Every line from the start of the entries up to and including the one bearing "const yTitle = 'CV (%)';" must be printed verbatim, without the pictures.
━━━━━━━━━━
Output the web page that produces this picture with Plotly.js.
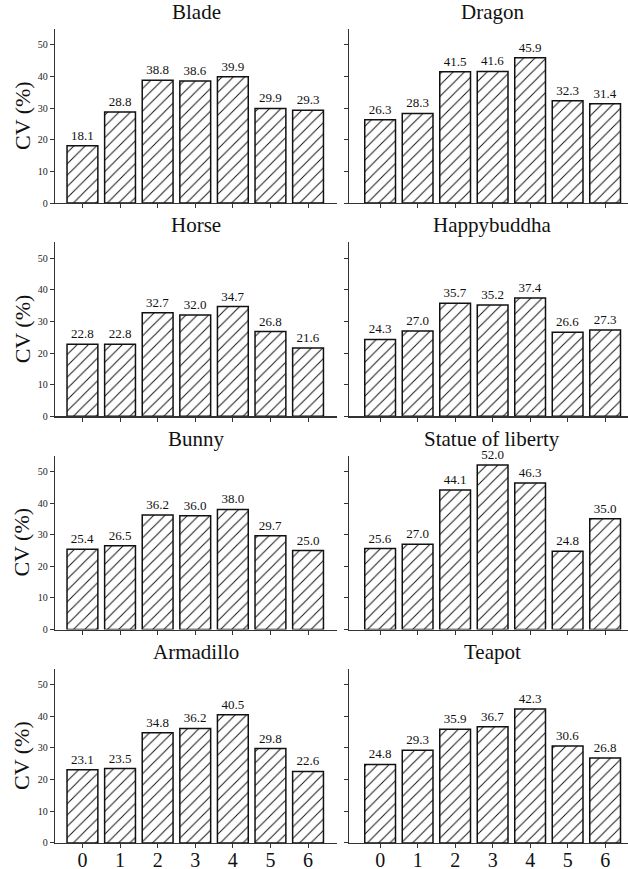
<!DOCTYPE html>
<html><head><meta charset="utf-8">
<script src="https://cdn.plot.ly/plotly-3.0.1.min.js"></script>
<style>html,body{margin:0;padding:0;background:#fff;}#chart{width:628px;height:869px;}</style>
</head><body><div id="chart"></div>
<script>
const categories = ['0','1','2','3','4','5','6'];
const titles = ['Blade','Dragon','Horse','Happybuddha','Bunny','Statue of liberty','Armadillo','Teapot'];
const blade = [18.1, 28.8, 38.8, 38.6, 39.9, 29.9, 29.3];
const dragon = [26.3, 28.3, 41.5, 41.6, 45.9, 32.3, 31.4];
const horse = [22.8, 22.8, 32.7, 32.0, 34.7, 26.8, 21.6];
const happybuddha = [24.3, 27.0, 35.7, 35.2, 37.4, 26.6, 27.3];
const bunny = [25.4, 26.5, 36.2, 36.0, 38.0, 29.7, 25.0];
const statue = [25.6, 27.0, 44.1, 52.0, 46.3, 24.8, 35.0];
const armadillo = [23.1, 23.5, 34.8, 36.2, 40.5, 29.8, 22.6];
const teapot = [24.8, 29.3, 35.9, 36.7, 42.3, 30.6, 26.8];
const series = [blade, dragon, horse, happybuddha, bunny, statue, armadillo, teapot];
const yTitle = 'CV (%)';

const W = 628, H = 869;
const FONT = '"Liberation Serif", "Times New Roman", "DejaVu Serif", serif';
const colX = [[55, 337, -0.73, 6.77], [349, 628, -0.83, 6.61]];
const rowTop0 = 29, rowH = 174, rowStep = 213.3;
const traces = [], annotations = [];
const layout = {
  width: W, height: H, margin: {l:0, r:0, t:0, b:0},
  paper_bgcolor: '#fff', plot_bgcolor: 'rgba(0,0,0,0)',
  showlegend: false, font: {family: FONT, color: '#222'},
  bargap: 0.18
};
series.forEach((vals, i) => {
  const r = Math.floor(i/2), c = i % 2;
  const n = i + 1;
  const xa = 'x' + (n === 1 ? '' : n), ya = 'y' + (n === 1 ? '' : n);
  const top = rowTop0 + r*rowStep, bot = top + rowH;
  const cx = colX[c];
  traces.push({
    type: 'bar', x: categories, y: vals, xaxis: xa, yaxis: ya,
    width: 0.82,
    text: vals.map(v => v.toFixed(1)), textposition: 'outside', cliponaxis: false,
    textfont: {family: FONT, size: 13, color: '#111'},
    marker: {color: '#fff', line: {color: '#111', width: 1.5},
      pattern: {shape: '/', fgcolor: '#111', bgcolor: '#fff', size: 8, solidity: 0.12}},
    hoverinfo: 'skip'
  });
  const xk = 'xaxis' + (n === 1 ? '' : n), yk = 'yaxis' + (n === 1 ? '' : n);
  layout[xk] = {
    domain: [cx[0]/W, cx[1]/W], range: [cx[2], cx[3]], type: 'linear', anchor: ya,
    tickmode: 'array', tickvals: [0,1,2,3,4,5,6], ticktext: categories,
    showticklabels: r === 3, tickfont: {family: FONT, size: 20, color: '#111'},
    ticklabelstandoff: -5,
    ticks: 'outside', ticklen: 4, tickwidth: 1, tickcolor: '#333',
    showline: true, linecolor: '#333', linewidth: 1.2, showgrid: false, zeroline: false,
    fixedrange: true
  };
  layout[yk] = {
    domain: [1 - bot/H, 1 - top/H], range: [0, 55], anchor: xa,
    tickvals: [0,10,20,30,40,50], showticklabels: c === 0,
    tickfont: {family: FONT, size: 10, color: '#222'},
    ticks: 'outside', ticklen: 4, tickwidth: 1, tickcolor: '#333',
    showline: true, linecolor: '#333', linewidth: 1.2, showgrid: false, zeroline: false,
    fixedrange: true
  };
  const titleX = c === 0 ? 196 : 492;
  annotations.push({
    text: titles[i], xref: 'paper', yref: 'paper', x: titleX/W, y: 1 - (top - 3)/H,
    xanchor: 'center', yanchor: 'bottom', showarrow: false,
    font: {family: FONT, size: 21, color: '#111'}
  });
  if (c === 0) {
    annotations.push({
      text: yTitle, xref: 'paper', yref: 'paper', x: 22/W, y: 1 - (top + bot)/2/H,
      xanchor: 'center', yanchor: 'middle', textangle: -90, showarrow: false,
      font: {family: FONT, size: 22, color: '#111'}
    });
  }
});
layout.annotations = annotations;
Plotly.newPlot('chart', traces, layout, {staticPlot: true});
</script></body></html>
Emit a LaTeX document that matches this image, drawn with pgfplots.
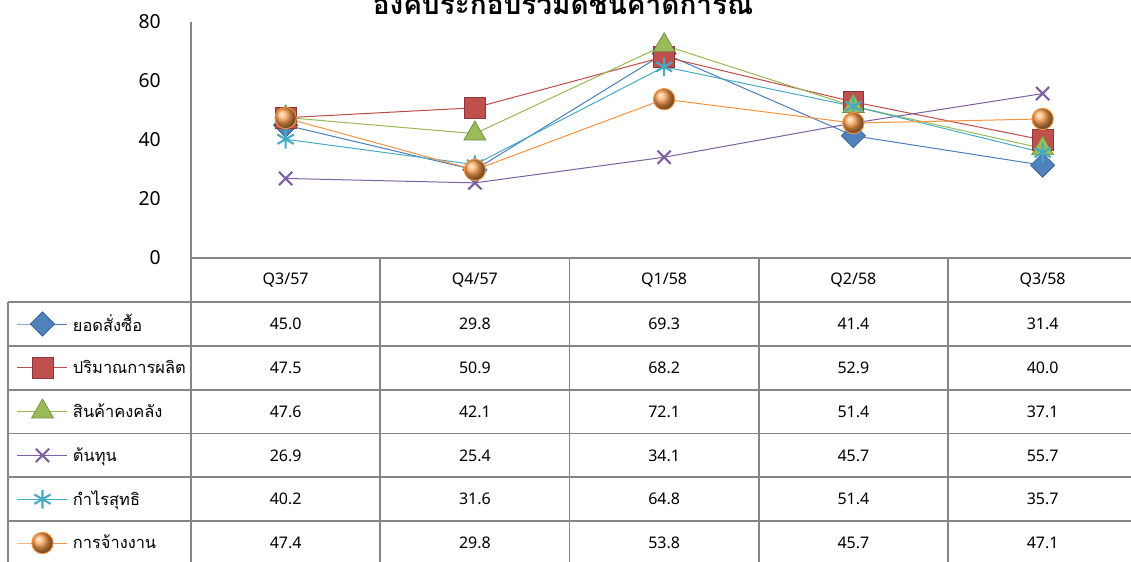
\documentclass[border=0pt]{standalone}
\usepackage{fontspec}
\setmainfont{Noto Sans}
\newfontfamily\thai[Script=Thai]{Loma}
\usepackage{pgfplots}
\pgfplotsset{compat=1.18}
\usetikzlibrary{plotmarks}
\definecolor{gridgray}{HTML}{868686}
\definecolor{lblue}{HTML}{4A7EBB}
\definecolor{lred}{HTML}{BE4B48}
\definecolor{lgreen}{HTML}{98B954}
\definecolor{lpurple}{HTML}{7D60A0}
\definecolor{lcyan}{HTML}{46AAC5}
\definecolor{lorange}{HTML}{F69240}
\definecolor{fblue}{HTML}{4F81BD}
\definecolor{dblue}{HTML}{385D8A}
\definecolor{fred}{HTML}{C0504D}
\definecolor{dred}{HTML}{8C3836}
\definecolor{fgreen}{HTML}{9BBB59}
\definecolor{dgreen}{HTML}{71893F}
\definecolor{forange}{HTML}{FAA050}
\begin{document}
\begin{tikzpicture}
\useasboundingbox (0,0) rectangle (848.25pt,420.75pt);
\begin{axis}[
  at={(143.25pt,227.475pt)}, anchor=south west,
  scale only axis, width=709.69pt, height=176.78pt,
  xmin=-0.5, xmax=4.5, ymin=0, ymax=80,
  axis x line*=bottom, axis y line*=left,
  axis line style={draw=gridgray, line width=1.4pt, -},
  every outer x axis line/.append style={-},
  every outer y axis line/.append style={-},
  xtick=\empty, ytick={0,20,40,60,80},
  major tick length=0pt,
  yticklabel style={font=\fontsize{14.5}{16}\selectfont, inner sep=0pt, xshift=-22.5pt},
  /pgf/number format/assume math mode=true,
  clip=false,
  legend style={at={(axis description cs:-0.18388,-0.18837)}, anchor=north west,
    draw=none, fill=none, inner sep=0pt, outer sep=0pt, row sep=0pt,
    font=\thai\fontsize{12.3}{14}\selectfont,
    nodes={minimum height=32.85pt, inner ysep=0pt, inner xsep=3.75pt}},
  legend cell align=left,
  legend image code/.code={\draw[#1, mark repeat=2, mark phase=2] plot coordinates {(0pt,0pt) (18.75pt,0pt) (37.5pt,0pt)};},
]
\addplot[lblue, line width=0.75pt, mark=square*, mark size=6.4pt,
  mark options={rotate=45, fill=fblue, draw=dblue, line width=0.5pt}]
  coordinates {(0,45.0) (1,29.8) (2,69.3) (3,41.4) (4,31.4)};
\addlegendentry{ยอดสั่งซื้อ}
\addplot[lred, line width=0.75pt, mark=square*, mark size=7.8pt,
  mark options={fill=fred, draw=dred, line width=0.5pt}]
  coordinates {(0,47.5) (1,50.9) (2,68.2) (3,52.9) (4,40.0)};
\addlegendentry{ปริมาณการผลิต}
\addplot[lgreen, line width=0.75pt, mark=triangle*, mark size=9.5pt,
  mark options={fill=fgreen, draw=dgreen, line width=0.5pt}]
  coordinates {(0,47.6) (1,42.1) (2,72.1) (3,51.4) (4,37.1)};
\addlegendentry{สินค้าคงคลัง}
\addplot[lpurple, line width=0.75pt, mark=x, mark size=7pt,
  mark options={line width=1.6pt}]
  coordinates {(0,26.9) (1,25.4) (2,34.1) (3,45.7) (4,55.7)};
\addlegendentry{ต้นทุน}
\addplot[lcyan, line width=0.75pt, mark=asterisk, mark size=7pt,
  mark options={line width=1.6pt}]
  coordinates {(0,40.2) (1,31.6) (2,64.8) (3,51.4) (4,35.7)};
\addlegendentry{กำไรสุทธิ}
\addplot[lorange, line width=0.75pt, mark=ball, mark size=8pt,
  mark options={ball color=forange}]
  coordinates {(0,47.4) (1,29.8) (2,53.8) (3,45.7) (4,47.1)};
\addlegendentry{การจ้างงาน}
\end{axis}
% title
\node[font=\thai\bfseries\fontsize{21}{24}\selectfont, anchor=base] at (422.25pt,409.5pt) {องค์ประกอบรวมดัชนีคาดการณ์};
% table grid
\begin{scope}[draw=gridgray, line width=1.4pt]
\foreach \yy in {194.18,161.33,128.48,95.63,62.78,29.93}
  \draw[gridgray] (6pt,\yy pt) -- (848.25pt,\yy pt);
\draw[gridgray] (6pt,194.18pt) -- (6pt,-3pt);
\foreach \xx in {143.25,285.19,427.13,569.06,711}
  \draw[gridgray] (\xx pt,226.98pt) -- (\xx pt,-3pt);
\end{scope}
% table text
\begin{scope}[every node/.style={font=\fontsize{12}{14}\selectfont, inner sep=0pt}]
\foreach \xx/\lab in {214.22/Q3\slash 57, 356.16/Q4\slash 57, 498.09/Q1\slash 58, 640.03/Q2\slash 58, 781.97/Q3\slash 58}
  \node at (\xx pt,210.6pt) {\lab};
\foreach \yy/\a/\b/\c/\d/\e in {177.75/45.0/29.8/69.3/41.4/31.4, 144.9/47.5/50.9/68.2/52.9/40.0, 112.05/47.6/42.1/72.1/51.4/37.1, 79.2/26.9/25.4/34.1/45.7/55.7, 46.35/40.2/31.6/64.8/51.4/35.7, 13.5/47.4/29.8/53.8/45.7/47.1}
{
  \node at (214.22pt,\yy pt) {\a};
  \node at (356.16pt,\yy pt) {\b};
  \node at (498.09pt,\yy pt) {\c};
  \node at (640.03pt,\yy pt) {\d};
  \node at (781.97pt,\yy pt) {\e};
}
\end{scope}
\end{tikzpicture}
\end{document}
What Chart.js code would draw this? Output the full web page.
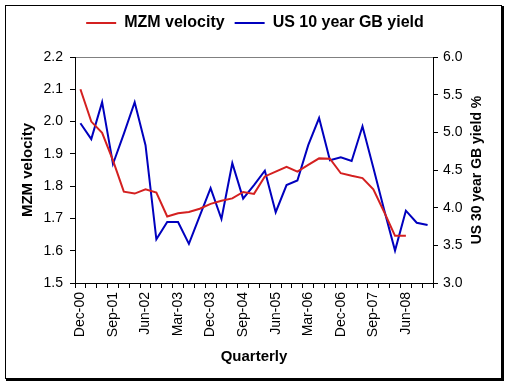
━━━━━━━━━━
→ REPLY TO THE TASK:
Output the web page that produces this picture with Plotly.js.
<!DOCTYPE html>
<html><head><meta charset="utf-8">
<script src="https://cdn.plot.ly/plotly-3.0.1.min.js"></script>
<style>html,body{margin:0;padding:0;background:#fff;}#chart{width:628px;height:869px;}</style>
</head><body><div id="chart"></div>
<script>
const categories = ['0','1','2','3','4','5','6'];
const titles = ['Blade','Dragon','Horse','Happybuddha','Bunny','Statue of liberty','Armadillo','Teapot'];
const blade = [18.1, 28.8, 38.8, 38.6, 39.9, 29.9, 29.3];
const dragon = [26.3, 28.3, 41.5, 41.6, 45.9, 32.3, 31.4];
const horse = [22.8, 22.8, 32.7, 32.0, 34.7, 26.8, 21.6];
const happybuddha = [24.3, 27.0, 35.7, 35.2, 37.4, 26.6, 27.3];
const bunny = [25.4, 26.5, 36.2, 36.0, 38.0, 29.7, 25.0];
const statue = [25.6, 27.0, 44.1, 52.0, 46.3, 24.8, 35.0];
const armadillo = [23.1, 23.5, 34.8, 36.2, 40.5, 29.8, 22.6];
const teapot = [24.8, 29.3, 35.9, 36.7, 42.3, 30.6, 26.8];
const series = [blade, dragon, horse, happybuddha, bunny, statue, armadillo, teapot];
const yTitle = 'CV (%)';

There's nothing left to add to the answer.